[PATCH v2] binder: fix use-after-free due to fdget() optimization

Al Viro viro at zeniv.linux.org.uk
Thu Dec 6 00:40:38 UTC 2018


On Wed, Dec 05, 2018 at 04:21:55PM -0800, Todd Kjos wrote:

> > How about grabbing the references to all victims (*before* screwing with
> > ksys_close()), sticking them into a structure with embedded callback_head
> > and using task_work_add() on it, the callback doing those fput()?
> >
> > The callback would trigger before the return to userland, so observable
> > timing of the final close wouldn't be changed.  And it would avoid the
> > kludges like this.
> 
> I'll rework it according to your suggestion. I had hoped to do this in a way
> that doesn't require adding calls to non-exported functions since we are
> trying to clean up binder (I hear you snickering) to be a better citizen and
> not rely on internal functions that drivers shouldn't be using. I presume
> there are no plans to export task_work_add()...
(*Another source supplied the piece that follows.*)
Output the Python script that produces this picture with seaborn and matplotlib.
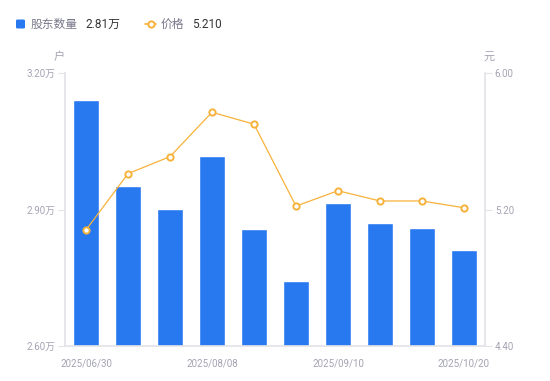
import matplotlib
matplotlib.use("Agg")
import matplotlib.pyplot as plt
import seaborn as sns
import pandas as pd
from matplotlib.lines import Line2D
from matplotlib.patches import FancyBboxPatch

dates = ["2025/06/30", "2025/07/10", "2025/07/31", "2025/08/08", "2025/08/20",
         "2025/08/29", "2025/09/10", "2025/09/19", "2025/09/30", "2025/10/20"]
holders = [3.14, 2.952, 2.901, 3.018, 2.857, 2.743, 2.914, 2.870, 2.859, 2.81]  # 万户
price = [5.08, 5.41, 5.51, 5.77, 5.70, 5.22, 5.31, 5.25, 5.25, 5.21]
left_ticks = [2.60, 2.90, 3.20]
right_ticks = [4.40, 5.20, 6.00]
shown_dates = ["2025/06/30", "2025/08/08", "2025/09/10", "2025/10/20"]

BLUE = "#2878F0"
ORANGE = "#F7B23B"
GRAY = "#A3A3B3"
AXIS = "#E3E3E8"

sns.set_theme(style="white")
plt.rcParams["font.family"] = ["Roboto", "Noto Sans CJK SC", "DejaVu Sans"]

fig = plt.figure(figsize=(5.5, 3.81), dpi=100)
ax = fig.add_axes([65/550, 1-346/381, 420/550, 273/381])

df = pd.DataFrame({"date": dates, "holders": holders, "price": price})
sns.barplot(data=df, x="date", y="holders", color=BLUE, saturation=1, width=0.6, ax=ax)
ax.set_ylim(2.60, 3.20)
ax.set_xlim(-0.5, 9.5)

ax2 = ax.twinx()
df["pos"] = range(len(dates))
sns.lineplot(data=df, x="pos", y="price", ax=ax2, color=ORANGE, linewidth=0.9,
             marker="o", markersize=4.5, markerfacecolor="white",
             markeredgecolor=ORANGE, markeredgewidth=1.4)
ax2.set_ylim(4.40, 6.00)
ax2.set_xlim(-0.5, 9.5)

for a in (ax, ax2):
    for s in a.spines.values():
        s.set_visible(False)
    a.set_xlabel("")
    a.set_ylabel("")
    a.grid(False)

ax.spines["left"].set_visible(True)
ax.spines["left"].set_color(AXIS)
ax.spines["bottom"].set_visible(True)
ax.spines["bottom"].set_color(AXIS)
ax2.spines["right"].set_visible(True)
ax2.spines["right"].set_color(AXIS)

ax.set_yticks(left_ticks)
ax.set_yticklabels([f"{v:.2f}万" for v in left_ticks])
ax2.set_yticks(right_ticks)
ax2.set_yticklabels([f"{v:.2f}" for v in right_ticks])
ax.tick_params(axis="y", left=True, length=5, width=0.8, color=AXIS, labelcolor=GRAY,
               labelsize=7, pad=2)
ax2.tick_params(axis="y", right=True, length=5, width=0.8, color=AXIS, labelcolor=GRAY,
                labelsize=7, pad=2)

pos = [dates.index(d) for d in shown_dates]
ax.set_xticks(pos)
ax.set_xticklabels(shown_dates)
ax.tick_params(axis="x", bottom=False, labelcolor=GRAY, labelsize=7, pad=3)

# unit labels
fig.text(59/550, 1-57/381, "户", color=GRAY, fontsize=8, ha="center", va="center")
fig.text(489/550, 1-57/381, "元", color=GRAY, fontsize=8, ha="center", va="center")

# legend
fig.patches.append(FancyBboxPatch((16/550, 1-28.5/381), 9/550, 9/381,
                                  boxstyle="round,pad=0,rounding_size=0.003",
                                  transform=fig.transFigure,
                                  facecolor=BLUE, edgecolor="none"))
fig.text(31/550, 1-24/381, "股东数量", color="#77778A", fontsize=8.5, va="center")
fig.text(85/550, 1-24/381, "2.81万", color="#333333", fontsize=8.5, va="center")
fig.lines.append(Line2D([145/550, 156/550], [1-24/381, 1-24/381], transform=fig.transFigure,
                        color=ORANGE, linewidth=1.2))
fig.lines.append(Line2D([150.5/550], [1-24/381], transform=fig.transFigure,
                        color=ORANGE, marker="o", markersize=4.5, markerfacecolor="white",
                        markeredgewidth=1.4, linestyle="none"))
fig.text(161/550, 1-24/381, "价格", color="#77778A", fontsize=8.5, va="center")
fig.text(192/550, 1-24/381, "5.210", color="#333333", fontsize=8.5, va="center")

fig.savefig("out.png", dpi=100)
Er...  Your variant critically depends upon binder being non-modular; if it
*was* built as a module, you could
	* lose the timeslice just after your fput()
	* have another process hit the final fput() *and* close the struct file
	* now that module refcount is not pinned by anything, get rmmod remove
your module
	* have the process in binder_ioctl() regain the timeslice and find the
code under it gone.

That's one of the reasons why such kludges are brittle as hell - normally you
are guaranteed that once fdget() has succeeded, the final fput() won't happen
until fdput().  With everything that guarantees in terms of code/data not going
away under you.  This patch relies upon the lack of accesses to anything
sensitive after that fput() added into binder_ioctl().  Which is actually
true, but only because the driver is not modular...

At least this variant (task_work_add()-based) doesn't depend on anything
subtle - the lack of exports is the only problem there (IOW, it would've
worked in a module if not for that).